Hera will be joined by two cube satellites, which will deploy from the primary spacecraft after arrival in the Didymos System. The first is Juventas, which will carry the smallest radar ever flown in space, a gravimeter, a LIDAR system, visible light camera, and accelerometers. The second is Milani, which will carry a multispectral instrument, a dust instrument, and like its twin, a LIDAR instrument and visible light camera. Both spacecraft will focus their studies on Dimorphos, and end with soft landings on the small satellite asteroid. Hera’s mission will culminate in a similar fashion, with the spacecraft performing a soft landing on Didymos’ surface.

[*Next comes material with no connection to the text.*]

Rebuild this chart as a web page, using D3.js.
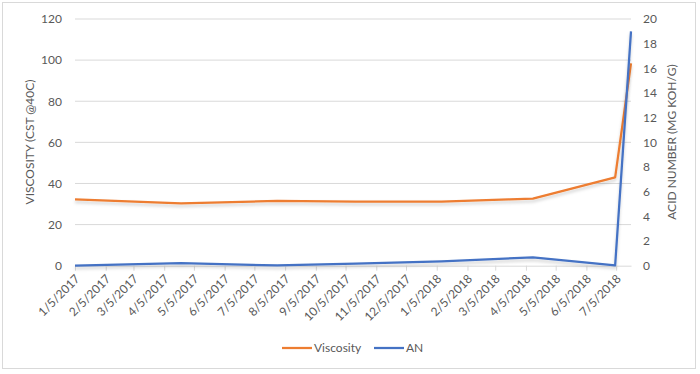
<!DOCTYPE html>
<html>
<head>
<meta charset="utf-8">
<script src="https://cdn.jsdelivr.net/npm/d3@7"></script>
<style>
  body { margin: 0; background: #fff; }
  text { font-family: Lato, "Open Sans", sans-serif; fill: #595959; }
</style>
</head>
<body>
<div id="chart"></div>
<script>
// sample dates and readings
const dates = ["2017-01-05", "2017-04-22", "2017-07-28", "2017-10-15", "2018-01-10", "2018-04-12", "2018-07-04", "2018-07-20"];
const viscosity = [32.3, 30.3, 31.5, 31.2, 31.2, 32.6, 43, 98.4];
const an = [0, 0.2, 0.02, 0.16, 0.36, 0.68, 0.02, 19];
const leftTicks = [0, 20, 40, 60, 80, 100, 120];
const rightTicks = [0, 2, 4, 6, 8, 10, 12, 14, 16, 18, 20];

const width = 700, height = 374;
const margin = {left: 75, right: 631, top: 19, bottom: 265.7};
const parse = d3.timeParse("%Y-%m-%d");
const fmt = d3.timeFormat("%-m/%-d/%Y");

let points = dates.map((d, i) => ({date: parse(d), v: viscosity[i], a: an[i]}));

// month ticks on the 5th, like the excel date axis
let xTicks = d3.range(0, 19).map(m => new Date(2017, m, 5));

let svg = d3.select("#chart")
            .append("svg")
            .attr("width", width)
            .attr("height", height);

let defs = svg.append("defs");
let f = defs.append("filter").attr("id", "shadow")
            .attr("x", "-10%").attr("y", "-10%").attr("width", "120%").attr("height", "130%");
f.append("feDropShadow")
  .attr("dx", 0).attr("dy", 2.5).attr("stdDeviation", 1.5)
  .attr("flood-color", "#000").attr("flood-opacity", 0.18);

// chart border
svg.append("rect")
   .attr("x", 2.5).attr("y", 2.5)
   .attr("width", 693).attr("height", 366)
   .attr("fill", "none")
   .attr("stroke", "#d9d9d9");

let x = d3.scaleTime()
          .domain([parse("2017-01-05"), parse("2018-07-20")])
          .range([margin.left, margin.right]);

let yL = d3.scaleLinear().domain([0, 120]).range([margin.bottom, margin.top]);
let yR = d3.scaleLinear().domain([0, 20]).range([margin.bottom, margin.top]);

// gridlines
svg.append("g")
   .selectAll("line")
   .data(leftTicks.slice(1))
   .enter().append("line")
   .attr("x1", margin.left).attr("x2", margin.right)
   .attr("y1", d => yL(d)).attr("y2", d => yL(d))
   .attr("stroke", "#d9d9d9").attr("stroke-width", 1);

// bottom axis
let xAxis = svg.append("g")
   .attr("transform", "translate(0," + margin.bottom + ")")
   .call(d3.axisBottom(x).tickValues(xTicks).tickFormat(fmt).tickSize(5).tickSizeOuter(0));
xAxis.select(".domain").attr("stroke", "#d9d9d9");
xAxis.selectAll(".tick line").attr("stroke", "#d9d9d9");
xAxis.selectAll(".tick text")
     .attr("font-size", 12)
     .attr("text-anchor", "end")
     .attr("y", 0).attr("dy", 0)
     .attr("transform", "translate(5,14) rotate(-45)");

// left axis
let leftAxis = svg.append("g")
   .attr("transform", "translate(" + margin.left + ",0)")
   .call(d3.axisLeft(yL).tickValues(leftTicks).tickSize(0).tickPadding(13));
leftAxis.select(".domain").remove();
leftAxis.selectAll("text").attr("font-size", 12);

// right axis
let rightAxis = svg.append("g")
   .attr("transform", "translate(" + margin.right + ",0)")
   .call(d3.axisRight(yR).tickValues(rightTicks).tickSize(0).tickPadding(12));
rightAxis.select(".domain").remove();
rightAxis.selectAll("text").attr("font-size", 12);

// axis titles
svg.append("text")
   .attr("transform", "translate(34,142) rotate(-90)")
   .attr("text-anchor", "middle")
   .attr("font-size", 12)
   .text("VISCOSITY (CST @40C)");

svg.append("text")
   .attr("transform", "translate(676,142) rotate(-90)")
   .attr("text-anchor", "middle")
   .attr("font-size", 12)
   .text("ACID NUMBER (MG KOH/G)");

// lines
let lineV = d3.line().x(d => x(d.date)).y(d => yL(d.v));
let lineA = d3.line().x(d => x(d.date)).y(d => yR(d.a));

svg.append("path")
   .datum(points)
   .attr("d", lineV)
   .attr("fill", "none")
   .attr("stroke", "#ED7D31")
   .attr("stroke-width", 2.25)
   .attr("stroke-linejoin", "round")
   .attr("filter", "url(#shadow)");

svg.append("path")
   .datum(points)
   .attr("d", lineA)
   .attr("fill", "none")
   .attr("stroke", "#4472C4")
   .attr("stroke-width", 2.25)
   .attr("stroke-linejoin", "round")
   .attr("filter", "url(#shadow)");

// legend
let legend = [{name: "Viscosity", color: "#ED7D31", x: 282}, {name: "AN", color: "#4472C4", x: 374}];
let lg = svg.append("g").selectAll("g").data(legend).enter().append("g");
lg.append("line")
  .attr("x1", d => d.x).attr("x2", d => d.x + 30)
  .attr("y1", 348).attr("y2", 348)
  .attr("stroke", d => d.color).attr("stroke-width", 2.25);
lg.append("text")
  .attr("x", d => d.x + 32).attr("y", 352)
  .attr("font-size", 12)
  .text(d => d.name);
</script>
</body>
</html>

Didymos as it appeared mere moments before DART’s impact. When Hera arrives in the Didymos System, it is expected that when Hera observes a Dimorphos it will look noticeably different due to the effects of DART’s impact. This is in fact why the name “Dimorphos,” meaning two forms, was given to Didymos’ satellite.
Image Credit: NASA/John Hopkins APL

Hera is fully assembled, and both cubesats are integrated. Hera is currently finishing up preflight testing at ESA’s European Space Research and Technology Centre (ESTEC). After testing is completed, the spacecraft will be packaged up and shipped across the ocean to Cape Canaveral ahead of integration and launch in October.

The Hera Mission Control Team, the people who will navigate the spacecraft through space, sits in front of the Hera spacecraft as it sits in a cleanroom at ESA’S ESTEC engineering centre. Image Credit: ESA-A. Conigli

In Closing

Asteroid Day is a day of awareness and appreciation for asteroid research, and the three missions discussed here today are only a fraction of the spacecraft (both flying and yet to launch) which aim to explore asteroid targets. Spacecraft are themselves only a small portion of the ways scientists study asteroids, ground observations and meteorite research are also vital pieces of the puzzle.  NASA/JPL’s Solar System Dynamics website lists that there are 1,375,291 asteroids known to exist in our solar system today (counting dwarf planets and Kuiper Belt Objects). Asteroids are the most numerous class of planetary bodies in the solar system, and they have a great bounty of knowledge to teach us, represent potential threats to our planet, and even potential opportunities.

This Asteroid Day, we encourage you to look up, and even if you can’t see them, remember that they are there.